What the task asks :: Note each line where "this" appears, and copy it.

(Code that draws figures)
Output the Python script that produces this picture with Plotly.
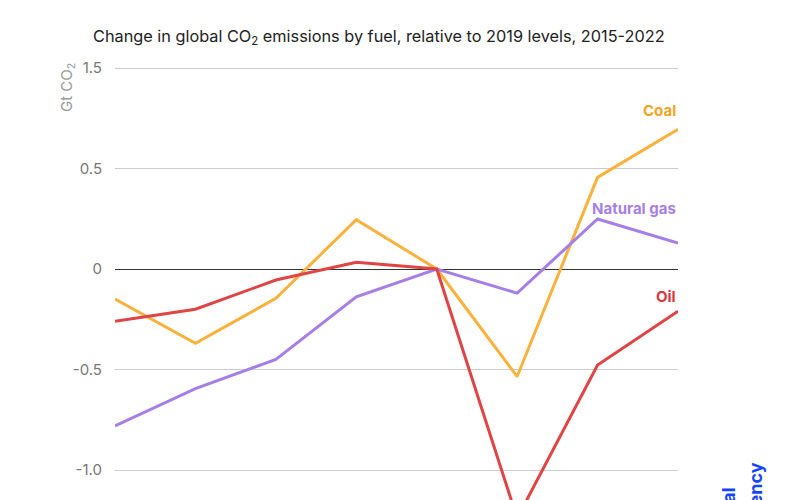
import plotly.graph_objects as go

# ---------------------------------------------------------------------------
# Data (Gt CO2, change relative to 2019)
# ---------------------------------------------------------------------------

years = [2015, 2016, 2017, 2018, 2019, 2020, 2021, 2022]
coal = [-0.15, -0.37, -0.146, 0.245, 0.0, -0.535, 0.456, 0.695]
natural_gas = [-0.78, -0.595, -0.45, -0.138, 0.0, -0.12, 0.249, 0.129]
oil = [-0.26, -0.20, -0.055, 0.033, 0.0, -1.24, -0.478, -0.21]

tick_vals = [1.0, 0.5, 0, -0.5, -1.0]
tick_text = ['1.5', '0.5', '0', '-0.5', '-1.0']

FONT = 'Inter'

# the page body adds an 8px offset, so layout is placed in figure pixels
OFF = 8
PLOT_L, PLOT_R, PLOT_T, PLOT_B = 115 - OFF, 678 - OFF, 60 - OFF, 500
PLOT_W = PLOT_R - PLOT_L
PLOT_H = PLOT_B - PLOT_T


def px_x(sx):
    """screen x -> paper x"""
    return (sx - OFF - PLOT_L) / PLOT_W


def px_y(sy):
    """screen y -> paper y"""
    return (PLOT_B - (sy - OFF)) / PLOT_H


series = [
    ('Coal', coal, '#fbb13c', '#f0a51e'),
    ('Natural gas', natural_gas, '#a67fe6', '#a67fe6'),
    ('Oil', oil, '#e04444', '#d9363e'),
]

fig = go.Figure()

for name, vals, line_col, _ in series:
    fig.add_trace(go.Scatter(
        x=years,
        y=vals,
        mode='lines',
        name=name,
        line=dict(color=line_col, width=3),
        hoverinfo='skip',
    ))

# Series labels at the right end
label_y = {'Coal': 110, 'Natural gas': 208, 'Oil': 296}
for name, vals, _, text_col in series:
    fig.add_annotation(
        x=2022, xref='x', xanchor='right',
        y=px_y(label_y[name]), yref='paper', yanchor='middle',
        text='<b>%s</b>' % name,
        showarrow=False,
        font=dict(family=FONT, size=15, color=text_col),
    )

# y-axis title
fig.add_annotation(
    x=px_x(67), xref='paper', xanchor='center',
    y=px_y(88), yref='paper', yanchor='middle',
    text='Gt CO<sub>2</sub>',
    textangle=-90,
    showarrow=False,
    font=dict(family=FONT, size=15, color='#999999'),
)

# IEA wordmark (cut off at the bottom edge), one annotation per line
for line_text, sx, sy in [('International', 728, 485), ('Energy Agency', 755, 460)]:
    fig.add_annotation(
        x=px_x(sx), xref='paper', xanchor='center',
        y=px_y(sy), yref='paper', yanchor='top',
        text='<b>%s</b>' % line_text,
        textangle=-90,
        showarrow=False,
        font=dict(family=FONT, size=18, color='#1446ff'),
    )

fig.update_layout(
    width=800,
    height=500,
    paper_bgcolor='white',
    plot_bgcolor='white',
    showlegend=False,
    margin=dict(l=PLOT_L, r=800 - PLOT_R, t=PLOT_T, b=0),
    title=dict(
        text='Change in global CO<sub>2</sub> emissions by fuel, relative to 2019 levels, 2015-2022',
        x=(93 - OFF) / 800, xanchor='left', xref='container',
        y=1 - (36 - OFF) / 500, yanchor='middle', yref='container',
        font=dict(family=FONT, size=16.3, color='#222222'),
    ),
    xaxis=dict(
        range=[2015, 2022],
        showgrid=False,
        zeroline=False,
        showticklabels=False,
        showline=False,
        fixedrange=True,
    ),
    yaxis=dict(
        range=[(269 - 508) / 201, (269 - 60) / 201],
        tickvals=tick_vals,
        ticktext=tick_text,
        showgrid=True,
        gridcolor='#cccccc',
        gridwidth=1,
        zeroline=True,
        zerolinecolor='#333333',
        zerolinewidth=1,
        showline=False,
        ticklabelstandoff=12,
        tickfont=dict(family=FONT, size=15, color='#777777'),
        fixedrange=True,
    ),
)

fig.write_html('out.html')
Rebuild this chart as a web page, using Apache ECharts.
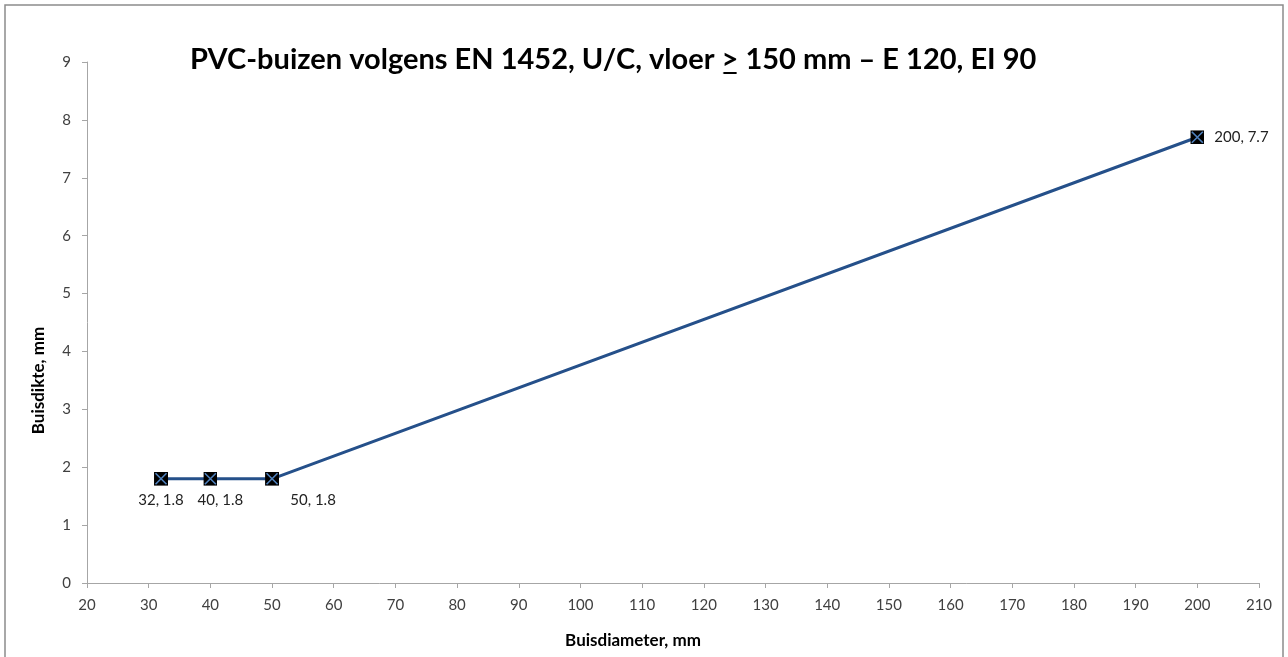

Output ::
Output the Python script that produces this picture with Plotly.
Rebuild this chart as a web page, using Apache ECharts.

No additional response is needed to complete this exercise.